Why haven't modern compilers removed the need for expression templates?

Question

The standard pitch for expression templates in C++ is that they increase efficiency by removing unnecessary temporary objects. Why can't C++ compilers already remove these unnecessary temporary objects?

---

This is a question that I think I already know the answer to but I want to confirm since I couldn't find a low-level answer online.

Expression templates essentially allow/force an extreme degree of inlining. However, even with inlining, compilers cannot optimize out calls to operator new and operator delete because they treat those calls as opaque since those calls can be overridden in other translation units. Expression templates completely remove those calls for intermediate objects.

These superfluous calls to operator new and operator delete can be seen in a simple example where we only copy:

#include <array>
#include <vector>

std::vector<int> foo(std::vector<int> x)
{
    std::vector<int> y{x};
    std::vector<int> z{y};
    return z;
}

std::array<int, 3> bar(std::array<int, 3> x)
{
    std::array<int, 3> y{x};
    std::array<int, 3> z{y};
    return z;
}

In the generated code, we see that foo() compiles to a relatively lengthy function with two calls to operator new and one call to operator delete while bar() compiles to only a transfer of registers and doesn't do any unnecessary copying.

Is this analysis correct?

Could any C++ compiler legally elide the copies in foo()?

Answer 1

However, even with inlining, compilers cannot optimize out calls to operator new and operator delete because they treat those calls as opaque since those calls can be overridden in other translation units.

since c++14, this is no more true, allocation calls can be optimized-out/reused under certain conditions:

[expr.new#10] An implementation is allowed to omit a call to a replaceable global allocation function. When it does so, the storage is instead provided by the implementation or provided by extending the allocation of another new-expression.[conditions follows]

So foo() may be legally optimized to something equivalent to bar() nowadays ...

---

Expression templates essentially allow/force an extreme degree of inlining

IMO the point of expression templates is not much about inlining per se, it's rather exploiting the symmetries of the type system of the domain specific language the expression models.

For example, when you multiply three, say, hermitian matrices, an expression template can use a space-time optimized algorithm exploiting the fact that the product is associative and that hermitian matrices are adjoint-symmetric, resulting in a reduction of total operation count (and possibly even better accuracy). And all this, occurs at compile time.

Conversely, a compiler cannot know what an hermitian matrix is, it's constrained evaluating the expression the brute way (according to your implementation floating point semantics).

Answer 2

There are two kinds of expression templates.

One kind is about domain specific languages embedded directly in C++. Boost.Spirit turns expressions into recursive descent parsers. Boost.Xpressive turns them into regular expressions. Good old Boost.Lambda turns them into function objects with argument placeholders.

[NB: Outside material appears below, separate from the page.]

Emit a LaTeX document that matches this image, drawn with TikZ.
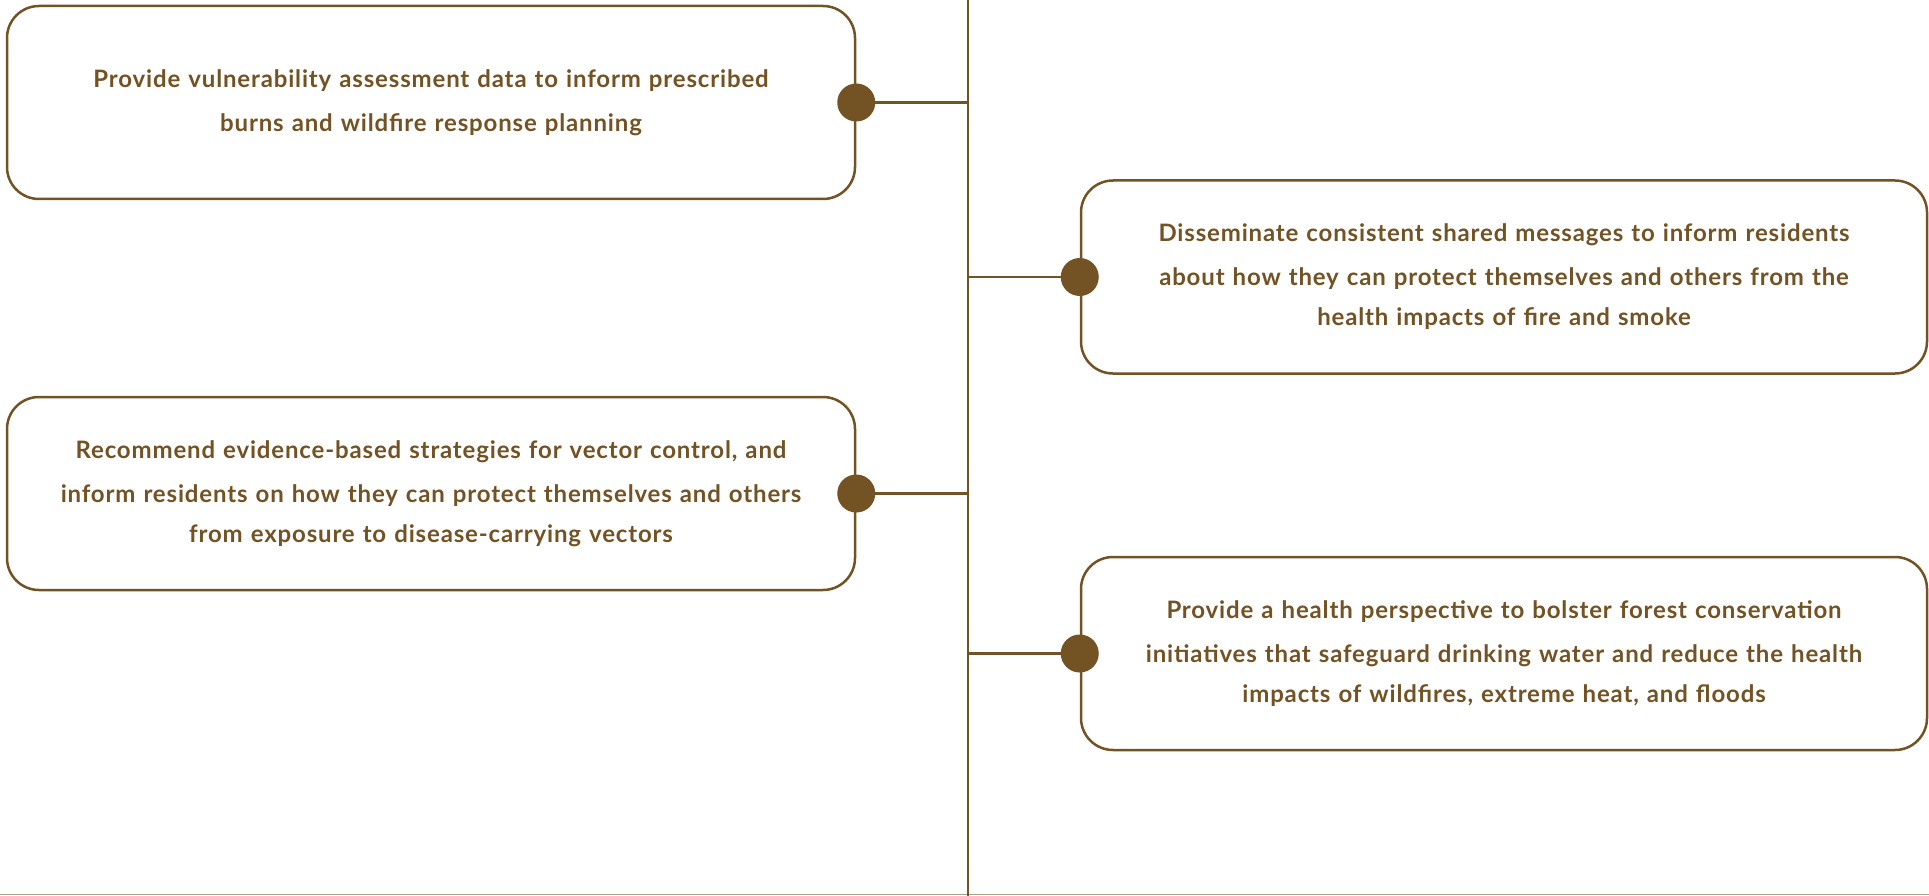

Obviously there is nothing a compiler can do to get rid of that need. It would take special-purpose language extensions to add the capabilities that the eDSL adds, like lambdas were added to C++11. But it's not productive to do that for every eDSL written; it would make the language gigantic and impossible to comprehend, among other problems.

The second kind is the expression templates that keep high-level semantics the same but optimize execution. They apply domain-specific knowledge to transform expressions into more efficient execution paths, while keeping the semantics the same. A linear algebra library might do that as Massimiliano explained in his answer, or a SIMD library like Boost.Simd might translate multiple operations into a single fused operation like multiply-add.

These libraries provide services that a compiler could, in theory, perform without modifying the language specification. However, in order to do so, the compiler would have to recognize the domain in question and have all the built-in domain knowledge to do the transformations. This approach is way too complex and would make compilers huge and even slower than they are.

An alternative approach to expression templates for these kinds of libraries would be compiler plugins, i.e. instead of writing a special matrix class that has all the expression template magic, you write a plugin for the compiler that knows about the matrix type and transforms the AST that the compiler uses. The problem with this approach is that either compilers would have to agree on a plugin API (not going to happen, they work too differently internally) or the library author has to write a separate plugin for every compiler they want their library to be usable (or at least performant) with.